この本が「考える」ために「一番良い」理由は、関連事項について広く・深くデータを示しつつ、データの意味を具体的に定量的にわかりやすく説明しているからです。エネルギーの必要性から、関連事項を理解するのに必要な科学知識や、各種リスク評価…、本のタイトルからは想像できないくらい非常に広い範囲のことが書かれています。
そして、何よりこの本の「スタンス=立ち位置」こそが「一番良い」と思う理由です。
原子力関連の本には、多かれ少なかれバイアスがかかっています。そういったバイアスがほとんど見られないように思えるのは「原子力熱流動工学」といった類(たぐい)の技術テキストくらいで、それ以外の本では必ずバイアスがかかっています。

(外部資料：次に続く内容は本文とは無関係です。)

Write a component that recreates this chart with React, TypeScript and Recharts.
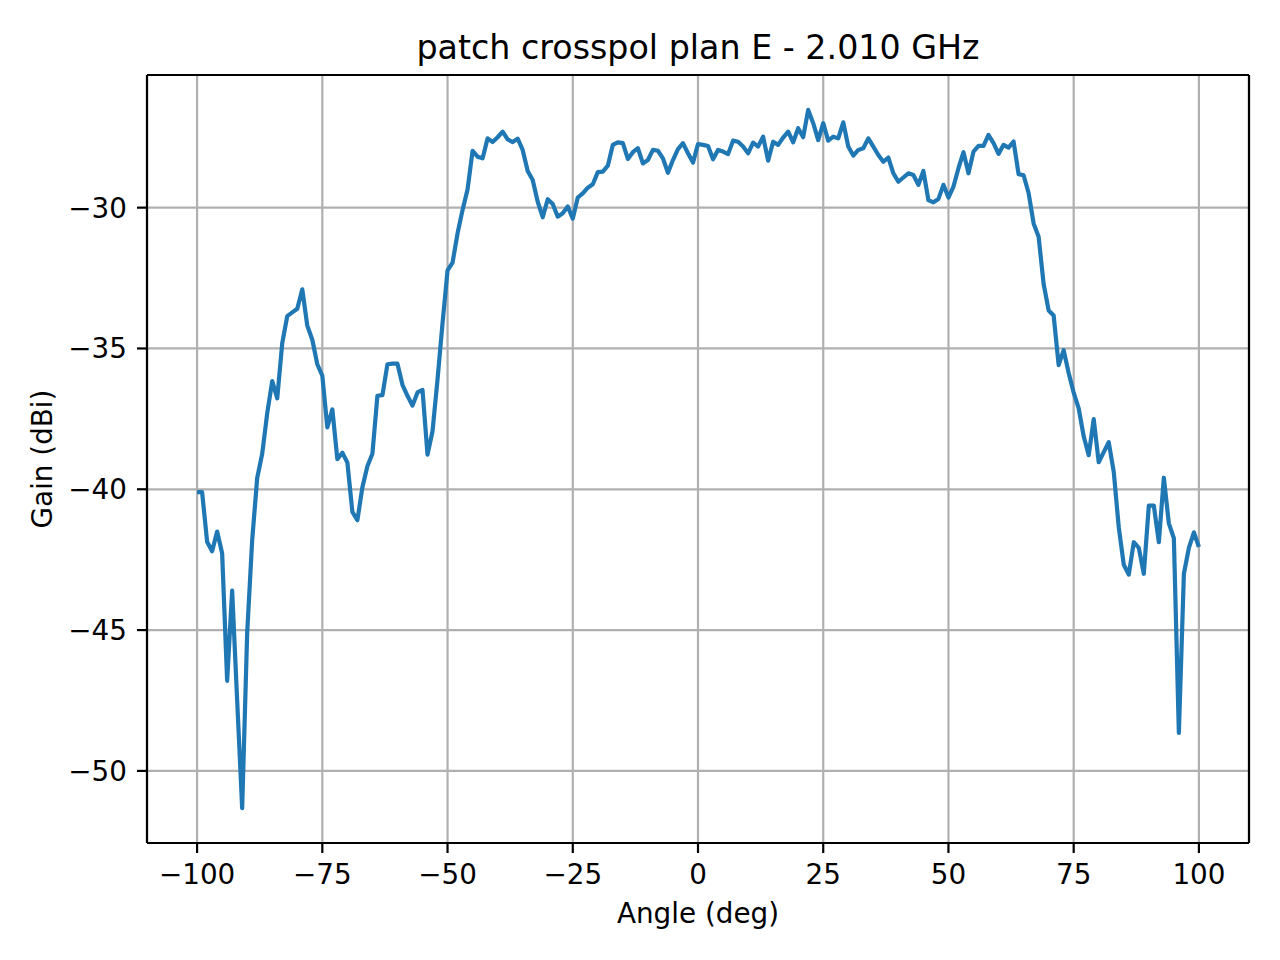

書き手自身が無自覚のままにバイアスをかけている本もあれば、書き手がそのバイアスを意識している本もあります。「原子力防災―原子力リスクすべてと正しく向き合うために 」で著者(松野元)がこだわり続けているのが、こんな考え方(バイアス)であるように思えます。
(原子力災害が発生した場合)住民は、関係者に十分な情報を要求し、専門家の意見を聞いて、最終的に他人任せでない決断を自らが選択しなければならない。
少し長い引用をしておきます。これは「まえがき」の中段部分です。
本書は当初…原子力防災の入門書を2人(松野元と永嶋國雄)で作ろうということで制作が開始された。…ところが最終段階になって、チェルノブイリ発電所事故の取り扱いについて意見調整がつかなくなってしまった。永嶋氏の意見では、チェルノブイリ発電所事故を原子力災害として取り上げるのはかまわないが、すべての章で取り上げてはいけないということであった。たとえば、想定事故の考え方についての説明のところで、チェルノブイリ発電所事故と比較することは、日本ではチェルノブイリ発電所事故は起きないことになっており、日本の原子力防災はこれを対象としていないから、これを直接比較することは意味がなく、あえて記述すると専門レベルの内容になってしまい、一般の読者(国民)を混乱させ、原子力反対論者に知恵を授けるだけのものとなってしまうので、入門書としては不適であるとした。…つまり、この本に貫かれているのは「知識を得た上でどうすべきかを各人が判断しなければならない」というバイアスです。
これに対して私は、日本の新しい原子力防災のあり方を住民(国民)保護という民主的な点からその有効性を検証しようとすれば、チェルノブイリ発電所事故発生は事実として直視する必要があり、たとえ許可条件的に事故が起きない設計となっていても、防災というレベルにおいては可能性が存在する限りこれを無視できないので、日本の原子力防災体制が防護するべき住民(国民)をすべてカバーできているかを、チェルノブイリ発電所事故を例としてその有効性を検証することは、入門書であっても住民(国民)にとって必要なことであり、むしろ原子力を受け入れてくれなければならない人々に知恵を授けて理解を求めることが今日的な課題であると思うので、入門書とはいえチェルノブイリ発電所事故を無視することはできないとした。この意見の違いにより、2人による共著の夢は絶たれた。
「どうすべきかは他人に聞く(ゆだねる)」「情報・知識で終わる」というバイアスも満ちあふれる今日この頃だからこそ、それとは違うバイアスで書かれた「原子力防災―原子力リスクすべてと正しく向き合うために 」を読んでみるのも良いように思います。
2011-04-13[n年前へ]
■チェルノブイリ原発事故起因の推定死者数
テレビで眺めることなどを振り返りつつ、一日一枚スライドを作っています。たとえば、今日作ってみたのは「チェルノブイリ原発事故起因の推定死者数」というスライドです。
スライドに指し添えたイラストは、「チェルノブイリ周辺の位置関係と放射能汚染地図」と「ベラルース・ロシア・ウクライナの15歳以下幼児の甲状腺ガン発症数の変化」です。
スライドの右下のグラフには、賛否両論あるだろうとも思います。ただ、「チェルノブイリ原発事故で亡くなったのは三十数人」という言葉を聞いたなら、話を気をつけながら聞こうか、という気にもなったりします。
もし日本の専門家たちが、いまだにチェルノブイリ発電所事故の被害は消火活動にあたった災害従事者の31人程度であって、住民への被害は思ったより少ないと思い続け真実から目を背けるならば、原子力への住民感情と信頼は専門家の人間性の面で遠く離れてしまうだろう。